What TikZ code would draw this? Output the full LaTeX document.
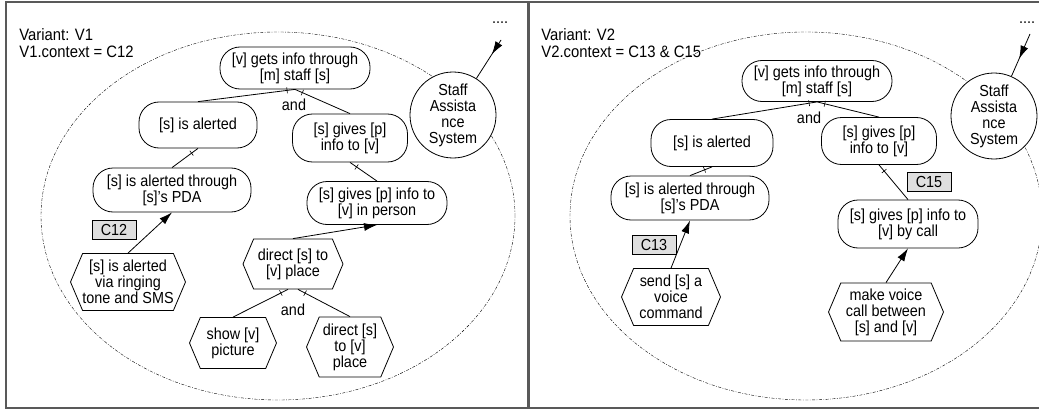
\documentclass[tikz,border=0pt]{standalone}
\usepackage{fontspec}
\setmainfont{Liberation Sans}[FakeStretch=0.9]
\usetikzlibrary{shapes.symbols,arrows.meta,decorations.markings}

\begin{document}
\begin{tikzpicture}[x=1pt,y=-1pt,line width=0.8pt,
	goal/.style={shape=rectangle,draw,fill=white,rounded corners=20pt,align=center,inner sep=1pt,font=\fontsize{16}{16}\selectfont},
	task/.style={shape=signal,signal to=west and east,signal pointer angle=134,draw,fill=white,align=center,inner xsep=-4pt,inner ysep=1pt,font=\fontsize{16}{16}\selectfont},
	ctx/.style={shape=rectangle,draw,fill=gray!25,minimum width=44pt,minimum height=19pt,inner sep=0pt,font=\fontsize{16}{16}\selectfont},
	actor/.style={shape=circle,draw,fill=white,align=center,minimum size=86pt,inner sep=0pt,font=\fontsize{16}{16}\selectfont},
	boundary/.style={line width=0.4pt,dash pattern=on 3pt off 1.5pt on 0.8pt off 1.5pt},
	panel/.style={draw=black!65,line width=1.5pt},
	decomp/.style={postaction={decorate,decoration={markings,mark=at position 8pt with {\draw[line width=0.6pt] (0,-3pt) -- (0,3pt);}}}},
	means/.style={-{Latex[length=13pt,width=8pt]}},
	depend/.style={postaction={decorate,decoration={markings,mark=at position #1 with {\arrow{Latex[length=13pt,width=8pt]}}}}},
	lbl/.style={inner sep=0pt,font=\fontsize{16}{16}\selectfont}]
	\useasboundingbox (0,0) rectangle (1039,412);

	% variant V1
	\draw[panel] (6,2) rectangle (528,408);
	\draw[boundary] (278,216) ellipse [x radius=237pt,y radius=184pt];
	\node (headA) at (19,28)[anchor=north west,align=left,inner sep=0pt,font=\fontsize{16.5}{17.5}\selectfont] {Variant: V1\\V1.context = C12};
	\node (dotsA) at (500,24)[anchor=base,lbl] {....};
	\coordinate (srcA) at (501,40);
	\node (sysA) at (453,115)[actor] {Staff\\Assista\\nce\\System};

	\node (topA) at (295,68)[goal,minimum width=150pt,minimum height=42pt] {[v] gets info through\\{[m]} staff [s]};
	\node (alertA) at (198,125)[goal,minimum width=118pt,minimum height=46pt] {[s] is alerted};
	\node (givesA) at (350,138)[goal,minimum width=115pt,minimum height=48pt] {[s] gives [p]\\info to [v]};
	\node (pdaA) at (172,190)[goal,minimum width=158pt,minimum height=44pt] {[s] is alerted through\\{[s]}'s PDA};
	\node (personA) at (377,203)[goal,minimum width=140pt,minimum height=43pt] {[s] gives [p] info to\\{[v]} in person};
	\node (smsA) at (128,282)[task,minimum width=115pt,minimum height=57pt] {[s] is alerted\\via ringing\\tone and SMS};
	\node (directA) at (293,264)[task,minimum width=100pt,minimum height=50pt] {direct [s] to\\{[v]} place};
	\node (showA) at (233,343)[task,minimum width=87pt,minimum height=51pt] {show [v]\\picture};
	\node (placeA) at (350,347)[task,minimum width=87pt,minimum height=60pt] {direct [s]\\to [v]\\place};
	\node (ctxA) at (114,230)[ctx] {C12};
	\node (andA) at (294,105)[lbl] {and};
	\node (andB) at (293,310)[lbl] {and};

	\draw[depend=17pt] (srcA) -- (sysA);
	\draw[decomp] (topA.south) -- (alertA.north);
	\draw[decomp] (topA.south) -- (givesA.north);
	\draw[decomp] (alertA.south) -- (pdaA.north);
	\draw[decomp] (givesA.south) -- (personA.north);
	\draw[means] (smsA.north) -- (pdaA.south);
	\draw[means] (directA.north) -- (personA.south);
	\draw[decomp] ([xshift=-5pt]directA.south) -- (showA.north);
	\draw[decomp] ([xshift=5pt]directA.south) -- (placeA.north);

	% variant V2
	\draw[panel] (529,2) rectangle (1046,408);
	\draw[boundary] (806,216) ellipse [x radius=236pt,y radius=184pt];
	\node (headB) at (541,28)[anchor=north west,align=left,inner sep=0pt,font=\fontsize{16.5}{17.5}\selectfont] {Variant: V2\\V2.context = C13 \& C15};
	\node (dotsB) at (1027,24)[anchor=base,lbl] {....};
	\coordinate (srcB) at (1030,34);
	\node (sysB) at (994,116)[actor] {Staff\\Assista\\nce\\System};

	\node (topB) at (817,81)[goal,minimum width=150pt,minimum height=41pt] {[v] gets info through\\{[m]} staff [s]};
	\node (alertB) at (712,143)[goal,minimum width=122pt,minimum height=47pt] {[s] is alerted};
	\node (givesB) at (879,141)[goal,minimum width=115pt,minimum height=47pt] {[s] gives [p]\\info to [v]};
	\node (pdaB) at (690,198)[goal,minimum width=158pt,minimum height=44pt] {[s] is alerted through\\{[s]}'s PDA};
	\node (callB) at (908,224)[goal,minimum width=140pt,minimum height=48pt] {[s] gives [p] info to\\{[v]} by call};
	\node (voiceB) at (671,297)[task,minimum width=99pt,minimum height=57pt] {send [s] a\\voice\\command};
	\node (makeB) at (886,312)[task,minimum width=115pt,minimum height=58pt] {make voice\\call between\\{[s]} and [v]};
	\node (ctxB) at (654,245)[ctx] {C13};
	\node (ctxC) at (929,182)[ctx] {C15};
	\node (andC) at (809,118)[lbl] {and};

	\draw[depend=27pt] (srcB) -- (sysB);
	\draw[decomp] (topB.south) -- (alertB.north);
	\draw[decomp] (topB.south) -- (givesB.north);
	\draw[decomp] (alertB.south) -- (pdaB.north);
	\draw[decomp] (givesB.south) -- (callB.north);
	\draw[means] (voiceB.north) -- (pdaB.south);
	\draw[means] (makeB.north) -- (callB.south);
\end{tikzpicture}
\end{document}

= = = = =

EXERCISE BRIEF: The data should be printed again unchanged; leave its pictures out.

WRITTEN SOLUTION:
What TikZ code would draw this? Output the full LaTeX document.
\documentclass[tikz,border=0pt]{standalone}
\usepackage{fontspec}
\setmainfont{Liberation Sans}[FakeStretch=0.9]
\usetikzlibrary{shapes.symbols,arrows.meta,decorations.markings}

\begin{document}
\begin{tikzpicture}[x=1pt,y=-1pt,line width=0.8pt,
	goal/.style={shape=rectangle,draw,fill=white,rounded corners=20pt,align=center,inner sep=1pt,font=\fontsize{16}{16}\selectfont},
	task/.style={shape=signal,signal to=west and east,signal pointer angle=134,draw,fill=white,align=center,inner xsep=-4pt,inner ysep=1pt,font=\fontsize{16}{16}\selectfont},
	ctx/.style={shape=rectangle,draw,fill=gray!25,minimum width=44pt,minimum height=19pt,inner sep=0pt,font=\fontsize{16}{16}\selectfont},
	actor/.style={shape=circle,draw,fill=white,align=center,minimum size=86pt,inner sep=0pt,font=\fontsize{16}{16}\selectfont},
	boundary/.style={line width=0.4pt,dash pattern=on 3pt off 1.5pt on 0.8pt off 1.5pt},
	panel/.style={draw=black!65,line width=1.5pt},
	decomp/.style={postaction={decorate,decoration={markings,mark=at position 8pt with {\draw[line width=0.6pt] (0,-3pt) -- (0,3pt);}}}},
	means/.style={-{Latex[length=13pt,width=8pt]}},
	depend/.style={postaction={decorate,decoration={markings,mark=at position #1 with {\arrow{Latex[length=13pt,width=8pt]}}}}},
	lbl/.style={inner sep=0pt,font=\fontsize{16}{16}\selectfont}]
	\useasboundingbox (0,0) rectangle (1039,412);

	% variant V1
	\draw[panel] (6,2) rectangle (528,408);
	\draw[boundary] (278,216) ellipse [x radius=237pt,y radius=184pt];
	\node (headA) at (19,28)[anchor=north west,align=left,inner sep=0pt,font=\fontsize{16.5}{17.5}\selectfont] {Variant: V1\\V1.context = C12};
	\node (dotsA) at (500,24)[anchor=base,lbl] {....};
	\coordinate (srcA) at (501,40);
	\node (sysA) at (453,115)[actor] {Staff\\Assista\\nce\\System};

	\node (topA) at (295,68)[goal,minimum width=150pt,minimum height=42pt] {[v] gets info through\\{[m]} staff [s]};
	\node (alertA) at (198,125)[goal,minimum width=118pt,minimum height=46pt] {[s] is alerted};
	\node (givesA) at (350,138)[goal,minimum width=115pt,minimum height=48pt] {[s] gives [p]\\info to [v]};
	\node (pdaA) at (172,190)[goal,minimum width=158pt,minimum height=44pt] {[s] is alerted through\\{[s]}'s PDA};
	\node (personA) at (377,203)[goal,minimum width=140pt,minimum height=43pt] {[s] gives [p] info to\\{[v]} in person};
	\node (smsA) at (128,282)[task,minimum width=115pt,minimum height=57pt] {[s] is alerted\\via ringing\\tone and SMS};
	\node (directA) at (293,264)[task,minimum width=100pt,minimum height=50pt] {direct [s] to\\{[v]} place};
	\node (showA) at (233,343)[task,minimum width=87pt,minimum height=51pt] {show [v]\\picture};
	\node (placeA) at (350,347)[task,minimum width=87pt,minimum height=60pt] {direct [s]\\to [v]\\place};
	\node (ctxA) at (114,230)[ctx] {C12};
	\node (andA) at (294,105)[lbl] {and};
	\node (andB) at (293,310)[lbl] {and};

	\draw[depend=17pt] (srcA) -- (sysA);
	\draw[decomp] (topA.south) -- (alertA.north);
	\draw[decomp] (topA.south) -- (givesA.north);
	\draw[decomp] (alertA.south) -- (pdaA.north);
	\draw[decomp] (givesA.south) -- (personA.north);
	\draw[means] (smsA.north) -- (pdaA.south);
	\draw[means] (directA.north) -- (personA.south);
	\draw[decomp] ([xshift=-5pt]directA.south) -- (showA.north);
	\draw[decomp] ([xshift=5pt]directA.south) -- (placeA.north);

	% variant V2
	\draw[panel] (529,2) rectangle (1046,408);
	\draw[boundary] (806,216) ellipse [x radius=236pt,y radius=184pt];
	\node (headB) at (541,28)[anchor=north west,align=left,inner sep=0pt,font=\fontsize{16.5}{17.5}\selectfont] {Variant: V2\\V2.context = C13 \& C15};
	\node (dotsB) at (1027,24)[anchor=base,lbl] {....};
	\coordinate (srcB) at (1030,34);
	\node (sysB) at (994,116)[actor] {Staff\\Assista\\nce\\System};

	\node (topB) at (817,81)[goal,minimum width=150pt,minimum height=41pt] {[v] gets info through\\{[m]} staff [s]};
	\node (alertB) at (712,143)[goal,minimum width=122pt,minimum height=47pt] {[s] is alerted};
	\node (givesB) at (879,141)[goal,minimum width=115pt,minimum height=47pt] {[s] gives [p]\\info to [v]};
	\node (pdaB) at (690,198)[goal,minimum width=158pt,minimum height=44pt] {[s] is alerted through\\{[s]}'s PDA};
	\node (callB) at (908,224)[goal,minimum width=140pt,minimum height=48pt] {[s] gives [p] info to\\{[v]} by call};
	\node (voiceB) at (671,297)[task,minimum width=99pt,minimum height=57pt] {send [s] a\\voice\\command};
	\node (makeB) at (886,312)[task,minimum width=115pt,minimum height=58pt] {make voice\\call between\\{[s]} and [v]};
	\node (ctxB) at (654,245)[ctx] {C13};
	\node (ctxC) at (929,182)[ctx] {C15};
	\node (andC) at (809,118)[lbl] {and};

	\draw[depend=27pt] (srcB) -- (sysB);
	\draw[decomp] (topB.south) -- (alertB.north);
	\draw[decomp] (topB.south) -- (givesB.north);
	\draw[decomp] (alertB.south) -- (pdaB.north);
	\draw[decomp] (givesB.south) -- (callB.north);
	\draw[means] (voiceB.north) -- (pdaB.south);
	\draw[means] (makeB.north) -- (callB.south);
\end{tikzpicture}
\end{document}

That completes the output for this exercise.